Jeroen geniet nog steeds van muziek maken, concerten geven en “jammen”. Niet meer in theaters en concertzalen zoals in Nederland maar met de mensen in zijn omgeving. Na een start als klusser, conciërge en gebouwbeheerder is hij terecht gekomen bij een bedrijf waar ze serres maken. Net als in Nederland zijn de Noren de afgelopen twee Corona-jaren flink gaan klussen aan hun woningen. De serres rolden de fabriek uit. Zijn grote hobby is schaatsen. Samen met een andere Nederlander heeft Jeroen schaatsen op natuurijs op de kaart gezet door elk jaar een ijsbaan te maken op de het Mjosa-meer. De Noren staan inmiddels ook op de noren!
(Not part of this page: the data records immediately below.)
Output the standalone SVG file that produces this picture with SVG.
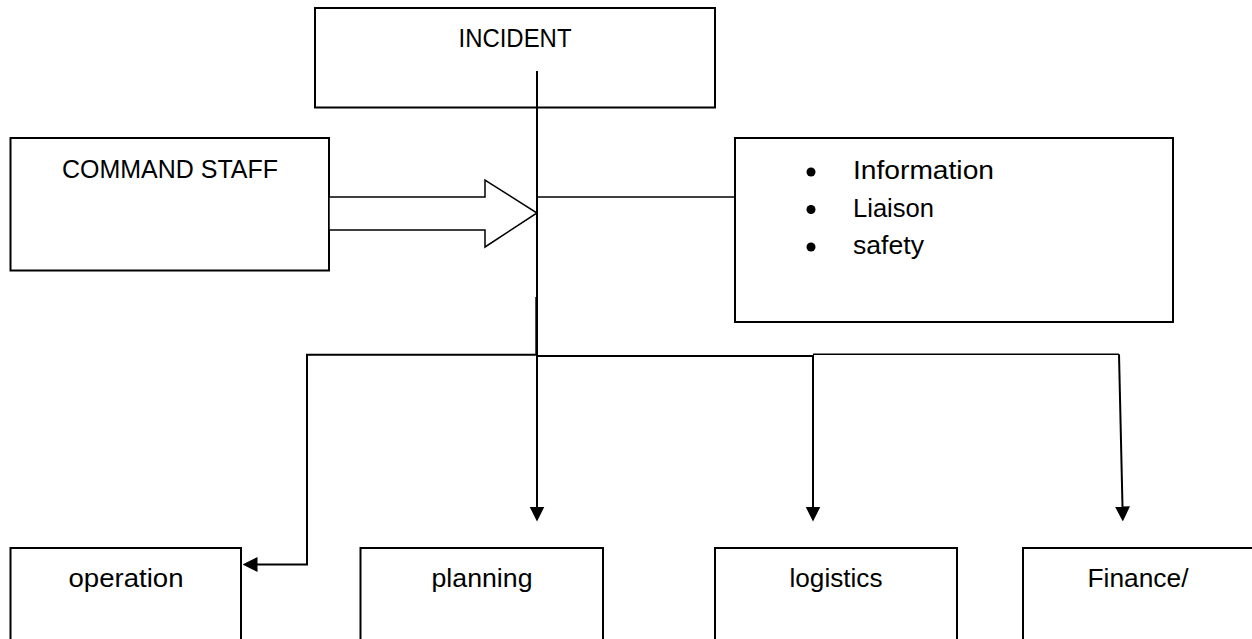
<svg xmlns="http://www.w3.org/2000/svg" width="1252" height="639" viewBox="0 0 1252 639">
  <style>
    .box { fill: #ffffff; stroke: #000000; stroke-width: 2; }
    .lbl { font-family: "Liberation Sans", Arial, sans-serif; font-size: 26px; fill: #000000; }
    .c { text-anchor: middle; }
    .conn { fill: none; stroke: #000000; stroke-width: 2; }
    .thin { fill: none; stroke: #000000; stroke-width: 1.5; }
    .block { fill: #ffffff; stroke: #000000; stroke-width: 1.5; stroke-linejoin: miter; }
  </style>
  <defs>
    <marker id="arrow" viewBox="0 0 15 15" markerWidth="15" markerHeight="15" refX="0.5" refY="7.5" markerUnits="userSpaceOnUse" orient="auto">
      <path d="M0,0 L15,7.5 L0,15 z" fill="#000000"/>
    </marker>
  </defs>
  <rect width="1252" height="639" fill="#ffffff"/>

  <g id="incident">
    <rect class="box" x="315" y="8" width="400" height="99.5"/>
    <text class="lbl c" x="515" y="47" textLength="113" lengthAdjust="spacingAndGlyphs">INCIDENT</text>
  </g>

  <g id="command-staff">
    <rect class="box" x="10.5" y="138" width="318.5" height="132.5"/>
    <text class="lbl c" x="170" y="178" textLength="216" lengthAdjust="spacingAndGlyphs">COMMAND STAFF</text>
  </g>

  <g id="staff-list">
    <rect class="box" x="735" y="138" width="438" height="184"/>
    <circle cx="811" cy="172" r="4.5" fill="#000000"/>
    <circle cx="811" cy="209.5" r="4.5" fill="#000000"/>
    <circle cx="811" cy="247" r="4.5" fill="#000000"/>
    <text class="lbl" x="853" y="179" textLength="141" lengthAdjust="spacingAndGlyphs">Information</text>
    <text class="lbl" x="853" y="216.5" textLength="81" lengthAdjust="spacingAndGlyphs">Liaison</text>
    <text class="lbl" x="853" y="254" textLength="71" lengthAdjust="spacingAndGlyphs">safety</text>
  </g>

  <g id="operation">
    <rect class="box" x="10.5" y="548" width="230.5" height="110"/>
    <text class="lbl c" x="126" y="587" textLength="115" lengthAdjust="spacingAndGlyphs">operation</text>
  </g>

  <g id="planning">
    <rect class="box" x="360.5" y="548" width="242.5" height="110"/>
    <text class="lbl c" x="482" y="587" textLength="101" lengthAdjust="spacingAndGlyphs">planning</text>
  </g>

  <g id="logistics">
    <rect class="box" x="715" y="548" width="242" height="110"/>
    <text class="lbl c" x="836" y="587" textLength="93" lengthAdjust="spacingAndGlyphs">logistics</text>
  </g>

  <g id="finance">
    <rect class="box" x="1023" y="548" width="232" height="110"/>
    <text class="lbl c" x="1138" y="587" textLength="101" lengthAdjust="spacingAndGlyphs">Finance/</text>
  </g>

  <g id="connectors">
    <polygon class="block" points="329,197 485,197 485,180 537,213 485,247 485,230 329,230"/>
    <path class="thin" d="M537,197 H735"/>
    <path class="conn" d="M537,71 V507" marker-end="url(#arrow)"/>
    <path class="conn" d="M536.3,297 V355"/>
    <path class="conn" d="M537,354.7 H307 V564.5 H257" marker-end="url(#arrow)"/>
    <path class="conn" d="M537,356 H813 V507" marker-end="url(#arrow)"/>
    <path class="thin" d="M813,354.3 H1119"/>
    <path class="conn" d="M1119,354.3 L1122.5,507" marker-end="url(#arrow)"/>
  </g>
</svg>
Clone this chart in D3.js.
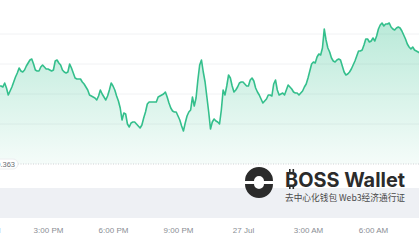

Hun taalcarrière kende nóg een vervolg. Karin heeft, om erkend te worden als logopedist, de Bergenstest gedaan. En na een online cursus Maatschappijleer konden Karin en Jeroen zich aanmelden voor het Noorse staatsburgerschap dat zij onlangs hebben ontvangen.

Een kleine wereld
Jeroen en Karin gaan vooral op vakantie in eigen land. Afgelopen december, in het winterlandschap van Rondane in Noorwegen, lopen ze na ruim 15 jaar Nina tegen het lijf en zo belandt hun verhaal in deze nieuwsbrief. Hopelijk hebben Jeroen en Karin jou als lezer geïnspireerd dat een Noors avontuur start met een besluit in hart en hoofd én het leren van de Noorse taal.